• Given information:
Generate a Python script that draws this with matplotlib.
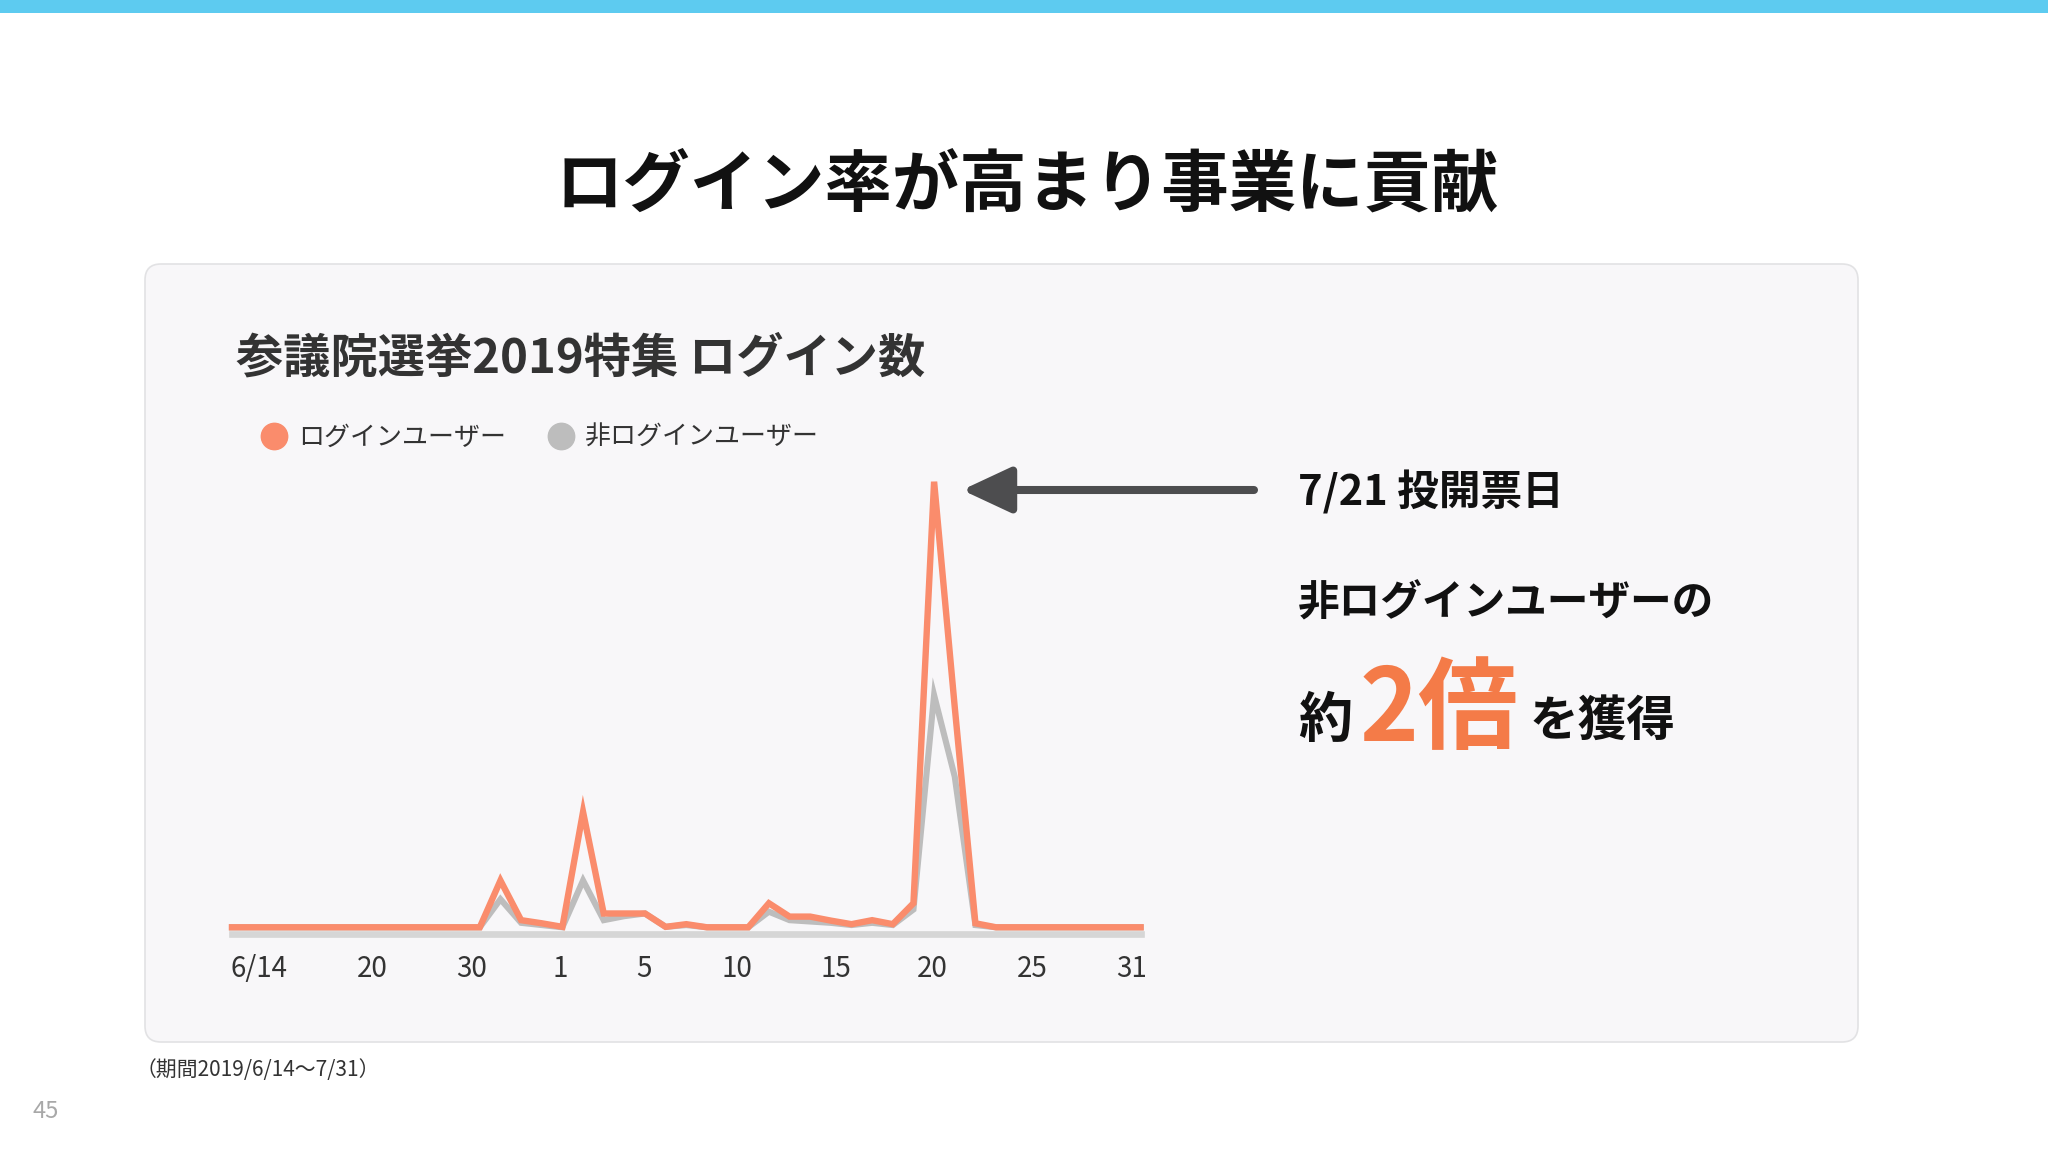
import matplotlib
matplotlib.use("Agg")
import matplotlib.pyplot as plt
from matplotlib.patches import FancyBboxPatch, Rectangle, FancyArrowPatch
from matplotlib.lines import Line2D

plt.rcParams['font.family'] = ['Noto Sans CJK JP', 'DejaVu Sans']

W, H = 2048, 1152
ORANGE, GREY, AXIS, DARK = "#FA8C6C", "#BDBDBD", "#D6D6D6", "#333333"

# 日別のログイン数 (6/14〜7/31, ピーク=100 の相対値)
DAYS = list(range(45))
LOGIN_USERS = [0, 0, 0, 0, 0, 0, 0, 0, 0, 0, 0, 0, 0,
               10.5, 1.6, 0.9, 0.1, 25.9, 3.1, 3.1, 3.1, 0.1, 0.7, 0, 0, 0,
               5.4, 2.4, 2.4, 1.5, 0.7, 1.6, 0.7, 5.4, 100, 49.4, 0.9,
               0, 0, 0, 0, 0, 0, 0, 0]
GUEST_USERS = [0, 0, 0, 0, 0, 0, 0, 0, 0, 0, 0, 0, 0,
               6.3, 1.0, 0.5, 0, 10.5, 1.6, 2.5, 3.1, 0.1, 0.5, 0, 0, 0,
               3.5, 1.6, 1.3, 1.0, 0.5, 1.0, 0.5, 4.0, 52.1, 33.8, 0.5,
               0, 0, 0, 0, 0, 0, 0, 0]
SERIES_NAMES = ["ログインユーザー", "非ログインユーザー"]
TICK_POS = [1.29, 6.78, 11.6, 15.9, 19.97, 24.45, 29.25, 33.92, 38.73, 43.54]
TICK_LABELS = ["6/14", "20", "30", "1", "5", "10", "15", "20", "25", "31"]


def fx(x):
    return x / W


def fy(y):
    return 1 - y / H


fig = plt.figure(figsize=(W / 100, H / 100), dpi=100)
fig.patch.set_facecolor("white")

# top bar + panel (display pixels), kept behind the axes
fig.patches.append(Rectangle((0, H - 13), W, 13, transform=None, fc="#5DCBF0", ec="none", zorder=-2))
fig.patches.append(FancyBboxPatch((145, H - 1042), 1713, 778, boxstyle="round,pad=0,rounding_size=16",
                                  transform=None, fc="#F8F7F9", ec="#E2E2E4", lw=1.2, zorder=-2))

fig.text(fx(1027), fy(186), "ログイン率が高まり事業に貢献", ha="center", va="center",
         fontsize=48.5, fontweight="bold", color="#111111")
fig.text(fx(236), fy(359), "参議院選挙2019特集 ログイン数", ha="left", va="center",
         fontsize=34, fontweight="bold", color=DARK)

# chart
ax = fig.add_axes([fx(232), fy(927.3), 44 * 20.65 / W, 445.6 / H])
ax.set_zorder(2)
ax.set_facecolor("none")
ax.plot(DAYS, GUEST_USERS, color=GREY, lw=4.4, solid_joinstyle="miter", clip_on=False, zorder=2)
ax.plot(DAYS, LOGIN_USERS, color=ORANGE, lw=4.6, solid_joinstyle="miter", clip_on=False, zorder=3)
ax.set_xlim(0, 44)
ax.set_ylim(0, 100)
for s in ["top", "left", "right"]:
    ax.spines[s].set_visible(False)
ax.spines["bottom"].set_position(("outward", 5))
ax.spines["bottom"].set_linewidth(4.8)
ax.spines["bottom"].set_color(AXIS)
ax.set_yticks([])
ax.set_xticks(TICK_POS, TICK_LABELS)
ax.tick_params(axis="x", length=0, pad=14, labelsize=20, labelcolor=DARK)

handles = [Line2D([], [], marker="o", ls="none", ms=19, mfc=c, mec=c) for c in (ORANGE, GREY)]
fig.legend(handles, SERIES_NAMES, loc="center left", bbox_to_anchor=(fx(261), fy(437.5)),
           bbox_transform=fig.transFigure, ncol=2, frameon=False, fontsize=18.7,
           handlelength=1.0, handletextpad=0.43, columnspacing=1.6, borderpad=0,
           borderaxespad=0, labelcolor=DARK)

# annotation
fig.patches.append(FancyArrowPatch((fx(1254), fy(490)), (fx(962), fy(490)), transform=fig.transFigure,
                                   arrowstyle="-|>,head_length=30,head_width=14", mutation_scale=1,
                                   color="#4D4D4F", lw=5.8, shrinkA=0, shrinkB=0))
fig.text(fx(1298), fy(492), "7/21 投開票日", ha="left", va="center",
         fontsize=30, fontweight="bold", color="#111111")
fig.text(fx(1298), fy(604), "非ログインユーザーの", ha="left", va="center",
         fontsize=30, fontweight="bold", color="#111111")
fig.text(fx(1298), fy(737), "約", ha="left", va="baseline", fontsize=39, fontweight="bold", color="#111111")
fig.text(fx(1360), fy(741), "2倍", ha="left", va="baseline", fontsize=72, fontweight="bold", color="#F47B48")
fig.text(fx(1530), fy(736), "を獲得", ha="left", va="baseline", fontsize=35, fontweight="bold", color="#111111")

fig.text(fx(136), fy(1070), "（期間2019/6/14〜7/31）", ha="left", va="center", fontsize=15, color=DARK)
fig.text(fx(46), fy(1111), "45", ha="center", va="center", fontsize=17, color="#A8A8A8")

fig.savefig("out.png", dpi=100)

• Your goal: Quote every line word for word and keep the images out of the copy.

• Solution to this exercise:
Generate a Python script that draws this with matplotlib.
import matplotlib
matplotlib.use("Agg")
import matplotlib.pyplot as plt
from matplotlib.patches import FancyBboxPatch, Rectangle, FancyArrowPatch
from matplotlib.lines import Line2D

plt.rcParams['font.family'] = ['Noto Sans CJK JP', 'DejaVu Sans']

W, H = 2048, 1152
ORANGE, GREY, AXIS, DARK = "#FA8C6C", "#BDBDBD", "#D6D6D6", "#333333"

# 日別のログイン数 (6/14〜7/31, ピーク=100 の相対値)
DAYS = list(range(45))
LOGIN_USERS = [0, 0, 0, 0, 0, 0, 0, 0, 0, 0, 0, 0, 0,
               10.5, 1.6, 0.9, 0.1, 25.9, 3.1, 3.1, 3.1, 0.1, 0.7, 0, 0, 0,
               5.4, 2.4, 2.4, 1.5, 0.7, 1.6, 0.7, 5.4, 100, 49.4, 0.9,
               0, 0, 0, 0, 0, 0, 0, 0]
GUEST_USERS = [0, 0, 0, 0, 0, 0, 0, 0, 0, 0, 0, 0, 0,
               6.3, 1.0, 0.5, 0, 10.5, 1.6, 2.5, 3.1, 0.1, 0.5, 0, 0, 0,
               3.5, 1.6, 1.3, 1.0, 0.5, 1.0, 0.5, 4.0, 52.1, 33.8, 0.5,
               0, 0, 0, 0, 0, 0, 0, 0]
SERIES_NAMES = ["ログインユーザー", "非ログインユーザー"]
TICK_POS = [1.29, 6.78, 11.6, 15.9, 19.97, 24.45, 29.25, 33.92, 38.73, 43.54]
TICK_LABELS = ["6/14", "20", "30", "1", "5", "10", "15", "20", "25", "31"]


def fx(x):
    return x / W


def fy(y):
    return 1 - y / H


fig = plt.figure(figsize=(W / 100, H / 100), dpi=100)
fig.patch.set_facecolor("white")

# top bar + panel (display pixels), kept behind the axes
fig.patches.append(Rectangle((0, H - 13), W, 13, transform=None, fc="#5DCBF0", ec="none", zorder=-2))
fig.patches.append(FancyBboxPatch((145, H - 1042), 1713, 778, boxstyle="round,pad=0,rounding_size=16",
                                  transform=None, fc="#F8F7F9", ec="#E2E2E4", lw=1.2, zorder=-2))

fig.text(fx(1027), fy(186), "ログイン率が高まり事業に貢献", ha="center", va="center",
         fontsize=48.5, fontweight="bold", color="#111111")
fig.text(fx(236), fy(359), "参議院選挙2019特集 ログイン数", ha="left", va="center",
         fontsize=34, fontweight="bold", color=DARK)

# chart
ax = fig.add_axes([fx(232), fy(927.3), 44 * 20.65 / W, 445.6 / H])
ax.set_zorder(2)
ax.set_facecolor("none")
ax.plot(DAYS, GUEST_USERS, color=GREY, lw=4.4, solid_joinstyle="miter", clip_on=False, zorder=2)
ax.plot(DAYS, LOGIN_USERS, color=ORANGE, lw=4.6, solid_joinstyle="miter", clip_on=False, zorder=3)
ax.set_xlim(0, 44)
ax.set_ylim(0, 100)
for s in ["top", "left", "right"]:
    ax.spines[s].set_visible(False)
ax.spines["bottom"].set_position(("outward", 5))
ax.spines["bottom"].set_linewidth(4.8)
ax.spines["bottom"].set_color(AXIS)
ax.set_yticks([])
ax.set_xticks(TICK_POS, TICK_LABELS)
ax.tick_params(axis="x", length=0, pad=14, labelsize=20, labelcolor=DARK)

handles = [Line2D([], [], marker="o", ls="none", ms=19, mfc=c, mec=c) for c in (ORANGE, GREY)]
fig.legend(handles, SERIES_NAMES, loc="center left", bbox_to_anchor=(fx(261), fy(437.5)),
           bbox_transform=fig.transFigure, ncol=2, frameon=False, fontsize=18.7,
           handlelength=1.0, handletextpad=0.43, columnspacing=1.6, borderpad=0,
           borderaxespad=0, labelcolor=DARK)

# annotation
fig.patches.append(FancyArrowPatch((fx(1254), fy(490)), (fx(962), fy(490)), transform=fig.transFigure,
                                   arrowstyle="-|>,head_length=30,head_width=14", mutation_scale=1,
                                   color="#4D4D4F", lw=5.8, shrinkA=0, shrinkB=0))
fig.text(fx(1298), fy(492), "7/21 投開票日", ha="left", va="center",
         fontsize=30, fontweight="bold", color="#111111")
fig.text(fx(1298), fy(604), "非ログインユーザーの", ha="left", va="center",
         fontsize=30, fontweight="bold", color="#111111")
fig.text(fx(1298), fy(737), "約", ha="left", va="baseline", fontsize=39, fontweight="bold", color="#111111")
fig.text(fx(1360), fy(741), "2倍", ha="left", va="baseline", fontsize=72, fontweight="bold", color="#F47B48")
fig.text(fx(1530), fy(736), "を獲得", ha="left", va="baseline", fontsize=35, fontweight="bold", color="#111111")

fig.text(fx(136), fy(1070), "（期間2019/6/14〜7/31）", ha="left", va="center", fontsize=15, color=DARK)
fig.text(fx(46), fy(1111), "45", ha="center", va="center", fontsize=17, color="#A8A8A8")

fig.savefig("out.png", dpi=100)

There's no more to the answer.